I am not an expert in magic; I am not particularly good at magic. There’s a handful of magic tricks I know, and they are, I think, good tricks for the kind of skills I want to have. Once I understood how magic happened, as someone who believed in real actual sorcery I started to see the world unravel around me. It taught me that people around me who seemed to have powers were just liars. Then when I realised that, I realised the techniques for convincing people of these tangible tricks were also good for intangible tricks.

It became a covert interest of mine, growing up. Reading books on magic, books of how to execute tricks, and then the history of magic, and the techniques of masters and things you could do to cheat at poker and manipulate people. I realised that I lived in a world not haunted by gods and monsters but rather everywhere I went, I found nothing but lies told by evil men to steal money.

What I learned then was that the way the world was, the secrets I was told were, themselves, just another set of lies meant to control me into seeing the world in a particular way. There were no old mansions full of created demonic life, destroyed by fervent hunters; there were no conspiratorial anti-god operations of Jewish people, ardently dismantling the works of Christians to try and repatriate them to Israel; there was no false or secret history of missing coins that showed the truth of the Bible. It was all, again, just lies.

I am very interested in ways people are controlled through lies.

Welcome to tricks month; we’re going to talk about magic tricks and the ways they control our attention. We’re going to talk about conspiracy theories, both widespread ones and small, insular pocket ones. We’re going to talk about the kinds of ridiculous things people actually believe, as horrifying as it can be, and we’re going to talk about the ways these systems connect to what you may think of as ‘normal’ and maybe even creep you out a little with the boundaries of your reality.

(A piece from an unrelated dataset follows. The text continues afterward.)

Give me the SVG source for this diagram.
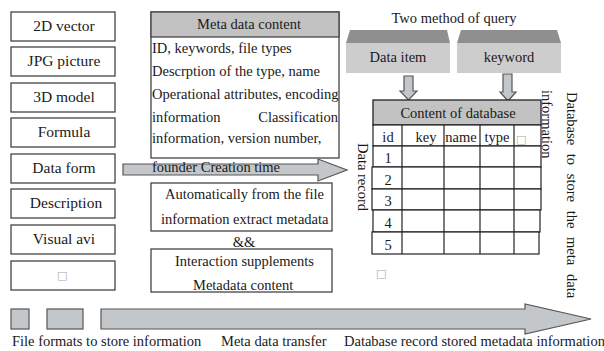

You may think you live in a sensible world with weirdos out there, but the weirdoes are right here.

We’re going to talk about ways to manipulate attention, components or problems in magic tricks, and I’m going to share some magic trick work I really like. There’s going to be some interesting history of cards and there’s going to be some thinking about how we use these lies and mistruths to hide reality from one another – and ourselves.